#### Objective
Quote the records that follow in full, leaving the pictures out.

#### Data listing
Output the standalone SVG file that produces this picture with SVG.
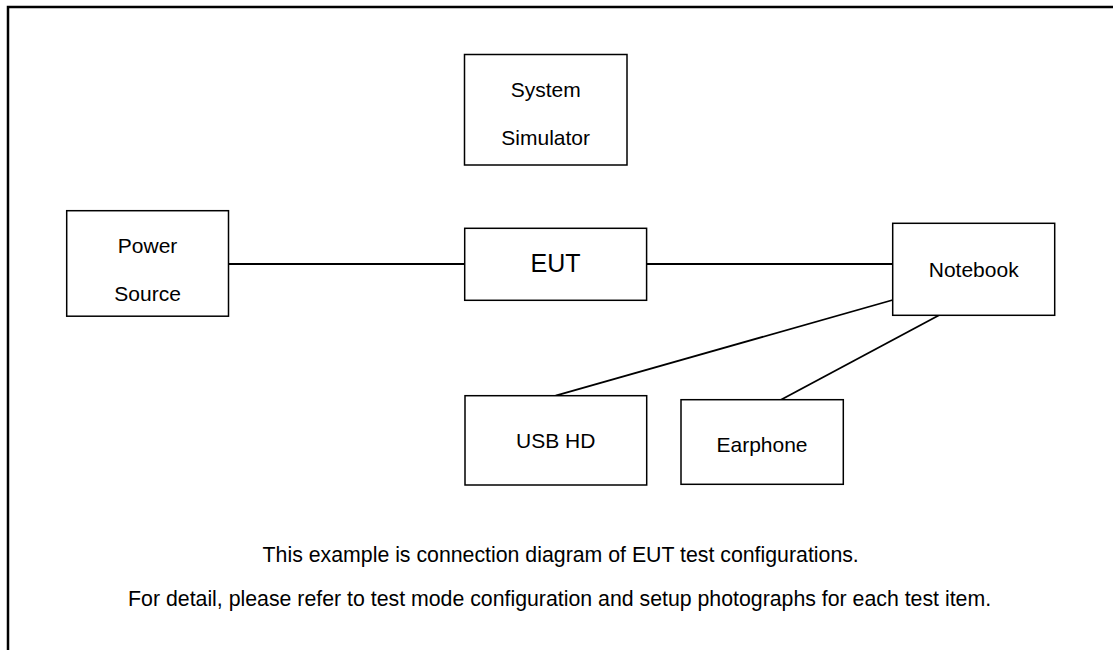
<svg xmlns="http://www.w3.org/2000/svg" width="1113" height="650" viewBox="0 0 1113 650">
<style>
.box{fill:#fff;stroke:#000;stroke-width:1.5}
.lbl{font-family:"Liberation Sans",Arial,sans-serif;font-size:21px;fill:#000;text-anchor:middle}
.big{font-size:25px}
.cap{font-size:21.3px}
.wire{stroke:#000;stroke-width:1.8;fill:none}
</style>
<rect width="1113" height="650" fill="#fff"/>
<path d="M8,660 V7 H1120" fill="none" stroke="#000" stroke-width="2.5"/>
<g id="connectors">
<line class="wire" x1="228.5" y1="264" x2="464.5" y2="264"/>
<line class="wire" x1="646.5" y1="264" x2="892.7" y2="264"/>
<line class="wire" x1="892.7" y1="300" x2="555.7" y2="395.7"/>
<line class="wire" x1="939" y1="315.3" x2="781" y2="399.7"/>
</g>
<g id="system-simulator">
<rect class="box" x="464.5" y="54.5" width="162.5" height="110.5"/>
<text class="lbl" x="545.7" y="96.7">System</text>
<text class="lbl" x="545.7" y="145">Simulator</text>
</g>
<g id="power-source">
<rect class="box" x="66.7" y="210.7" width="161.8" height="105.5"/>
<text class="lbl" x="147.6" y="253.3">Power</text>
<text class="lbl" x="147.6" y="301">Source</text>
</g>
<g id="eut">
<rect class="box" x="464.7" y="228.3" width="181.9" height="72"/>
<text class="lbl big" x="555.6" y="272.3">EUT</text>
</g>
<g id="notebook">
<rect class="box" x="892.7" y="223.3" width="162" height="92"/>
<text class="lbl" x="973.7" y="277.3">Notebook</text>
</g>
<g id="usb-hd">
<rect class="box" x="465" y="395.7" width="181.7" height="89.3"/>
<text class="lbl" x="555.8" y="447.5">USB HD</text>
</g>
<g id="earphone">
<rect class="box" x="681" y="399.7" width="162.3" height="84.6"/>
<text class="lbl" x="762" y="452">Earphone</text>
</g>
<g id="caption">
<text class="lbl cap" x="560.7" y="561.7">This example is connection diagram of EUT test configurations.</text>
<text class="lbl cap" x="559.6" y="606">For detail, please refer to test mode configuration and setup photographs for each test item.</text>
</g>
</svg>
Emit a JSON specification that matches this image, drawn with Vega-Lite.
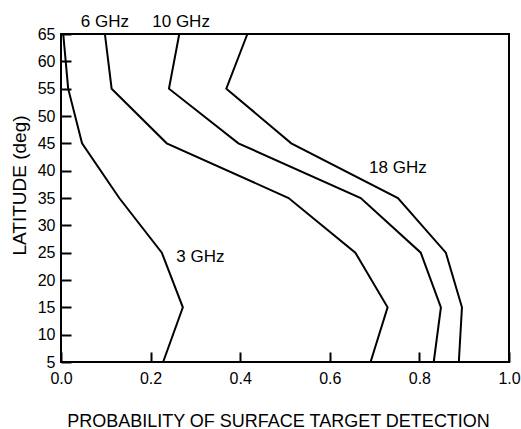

#### The output
Output the standalone SVG file that produces this picture with SVG.
<svg xmlns="http://www.w3.org/2000/svg" width="1113" height="650" viewBox="0 0 1113 650">
<style>
.box{fill:#fff;stroke:#000;stroke-width:1.5}
.lbl{font-family:"Liberation Sans",Arial,sans-serif;font-size:21px;fill:#000;text-anchor:middle}
.big{font-size:25px}
.cap{font-size:21.3px}
.wire{stroke:#000;stroke-width:1.8;fill:none}
</style>
<rect width="1113" height="650" fill="#fff"/>
<path d="M8,660 V7 H1120" fill="none" stroke="#000" stroke-width="2.5"/>
<g id="connectors">
<line class="wire" x1="228.5" y1="264" x2="464.5" y2="264"/>
<line class="wire" x1="646.5" y1="264" x2="892.7" y2="264"/>
<line class="wire" x1="892.7" y1="300" x2="555.7" y2="395.7"/>
<line class="wire" x1="939" y1="315.3" x2="781" y2="399.7"/>
</g>
<g id="system-simulator">
<rect class="box" x="464.5" y="54.5" width="162.5" height="110.5"/>
<text class="lbl" x="545.7" y="96.7">System</text>
<text class="lbl" x="545.7" y="145">Simulator</text>
</g>
<g id="power-source">
<rect class="box" x="66.7" y="210.7" width="161.8" height="105.5"/>
<text class="lbl" x="147.6" y="253.3">Power</text>
<text class="lbl" x="147.6" y="301">Source</text>
</g>
<g id="eut">
<rect class="box" x="464.7" y="228.3" width="181.9" height="72"/>
<text class="lbl big" x="555.6" y="272.3">EUT</text>
</g>
<g id="notebook">
<rect class="box" x="892.7" y="223.3" width="162" height="92"/>
<text class="lbl" x="973.7" y="277.3">Notebook</text>
</g>
<g id="usb-hd">
<rect class="box" x="465" y="395.7" width="181.7" height="89.3"/>
<text class="lbl" x="555.8" y="447.5">USB HD</text>
</g>
<g id="earphone">
<rect class="box" x="681" y="399.7" width="162.3" height="84.6"/>
<text class="lbl" x="762" y="452">Earphone</text>
</g>
<g id="caption">
<text class="lbl cap" x="560.7" y="561.7">This example is connection diagram of EUT test configurations.</text>
<text class="lbl cap" x="559.6" y="606">For detail, please refer to test mode configuration and setup photographs for each test item.</text>
</g>
</svg>
Emit a JSON specification that matches this image, drawn with Vega-Lite.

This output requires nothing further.